July 2002 solution

Solution to July 2002 Problem

Introduction.

For July we look at the problem of fitting an equilateral triangle inside a triangle T labeled with sides a >= b >= c. Note that the angles opposite these sides are ordered A >= B >= C. It is not hard to show that when the middle angle B is at most 60 degrees, the largest equilateral triangle that fits in T rests on the longest side a. When B >= 60 there is a condition involving a, c, and B that tells whether the largest equilateral triangle in T will rest on the longest side a or on the shortest side c. That formula can be found in "Equilateral Triangles in Triangles," a paper by Richard P. Jerrard and John E. Wetzel that will appear in the American Mathematical Monthly later this year.

The Problem For July.

Describe the unique nonequilateral triangle for which the three largest inscribed equilateral triangles, one on each side, are equal.

Juan Mir Pieras (of Spain) Boting Yang (of Regina) and Gordon Robinson (Victoria) sent in correct solutions this month, but Mir single-handedly made up for the summer slack by submitting three! One is based on trigonometry, one is more geometric, and the third is based on similar triangles. We use on this page his geometric solution combined with Yang's; the other two solutions can be found on our Spanish page.

Solution.

Let T be the triangle ABC. We use the convention that in T, sides a = BC, b = CA, and c = AB. Furthermore, the sides are labeled so that a >= b >= c.

Given: T is not equilateral, while the largest equilateral triangle that rests on side a is the same size as the largest that rest on sides b and c. To show: angle C = 20^o, and angle A = angle B = 80^o.

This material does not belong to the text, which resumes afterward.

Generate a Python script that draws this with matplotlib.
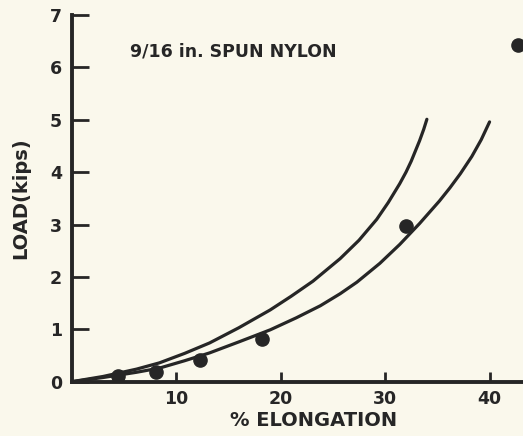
import numpy as np
import matplotlib.pyplot as plt

# measured load vs elongation, 9/16 in. spun nylon
elong_pts = [4.4, 8.1, 12.3, 18.2, 32.0, 42.7]
load_pts = [0.10, 0.19, 0.41, 0.81, 2.98, 6.43]

# upper bounding curve
upper_x = [0, 3.0, 6.2, 8.4, 10.8, 13.2, 16.0, 19.0, 21.0, 23.1, 25.7, 27.5,
           29.2, 30.3, 31.4, 32.0, 32.5, 33.3, 33.7, 34.0]
upper_y = [0, 0.10, 0.24, 0.36, 0.54, 0.74, 1.03, 1.37, 1.63, 1.92, 2.35, 2.70,
           3.10, 3.42, 3.78, 4.00, 4.21, 4.60, 4.82, 5.01]

# lower bounding curve
lower_x = [0, 3.0, 6.2, 8.4, 10.8, 13.2, 16.0, 19.0, 21.5, 23.8, 25.7, 27.3,
           29.5, 31.4, 33.3, 35.2, 36.2, 37.2, 38.3, 39.2, 40.0]
lower_y = [0, 0.08, 0.18, 0.26, 0.40, 0.55, 0.76, 0.99, 1.22, 1.45, 1.68, 1.90,
           2.26, 2.62, 3.02, 3.45, 3.70, 3.97, 4.30, 4.62, 4.96]

xticks = [10, 20, 30, 40]
yticks = [0, 1, 2, 3, 4, 5, 6, 7]

bg = '#faf8ec'
ink = '#262626'

fig = plt.figure(figsize=(5.23, 4.36), dpi=100, facecolor=bg)
ax = fig.add_axes([0.137, 0.1245, 0.863, 0.841], facecolor=bg)

ax.plot(upper_x, upper_y, color=ink, lw=2.3, solid_capstyle='round',
        solid_joinstyle='round')
ax.plot(lower_x, lower_y, color=ink, lw=2.3, solid_capstyle='round',
        solid_joinstyle='round')
ax.plot(elong_pts, load_pts, 'o', color=ink, ms=9.5)

ax.set_xlim(0, 43.2)
ax.set_ylim(0, 7)

for s in ['top', 'right']:
    ax.spines[s].set_visible(False)
for s in ['left', 'bottom']:
    ax.spines[s].set_linewidth(2.8)
    ax.spines[s].set_color(ink)

ax.set_xticks(xticks)
ax.set_yticks(yticks)
ax.set_xticklabels([str(t) for t in xticks], fontsize=12.5, fontweight='bold', color=ink)
ax.set_yticklabels([str(t) for t in yticks], fontsize=12.5, fontweight='bold', color=ink)
ax.tick_params(axis='y', direction='in', length=12, width=2, pad=7, colors=ink)
ax.tick_params(axis='x', direction='in', length=7, width=2, pad=6, colors=ink)

ax.set_xlabel('% ELONGATION', fontsize=14, fontweight='bold', color=ink,
              x=0.535, labelpad=2)
ax.set_ylabel('LOAD(kips)', fontsize=14, fontweight='bold', color=ink, labelpad=14)

ax.text(5.6, 6.31, '9/16 in. SPUN NYLON', fontsize=12.5, fontweight='bold',
        color=ink, va='center', ha='left')

plt.savefig('out.png', dpi=100, facecolor=bg)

We first show that b = a (that is, the triangle is isosceles with AC = BC). The introductory comments tell us (and it is easy to show) that the largest equilateral triangle that fits in T sits on either side a or side c; the only way an equilateral triangle on the middle side b could be largest would be when b = a or b = c. However, we can quickly eliminate the possibility that the two shortest sides are equal:

An Isosceles triangle ABC whose shortest sides are equal

If sides b and c were equal and shorter than a, the largest equilateral triangle on side a would necessarily be larger than any equilateral triangle on b (as in the figure). Since the given triangle T is not equilateral, the only possibility that remains is for the two largest sides to be equal; that is, a = b.

An isosceles triangle ABC whose longest sides are equal

Because T is isosceles with a = b the longest sides, the angles at A and at B are equal and greater than 60^o. Consequently, the largest equilateral triangle on side a necessarily shares an angle with B; call it triangle BQP as in the figure. Also, the largest equilateral triangle on side c has one side equal to AB; call that triangle ABR. We are given that these two equilateral triangles are equal, which implies that BA = BP, so the triangle BPA is isosceles. Since the isosceles triangles ABC and PAB share the angle BAC, the triangles ABC and PAB are similar. In particular, angle ACB = angle PBA = x. From angle BAC = angle CBA = 60^o + x we deduce that the angles of T satisfy (60^o + x) + (60^o + x) + x = 180^o; thus, x = 20^o. We conclude that T has angles 20^o, 80^o, and 80^o as claimed.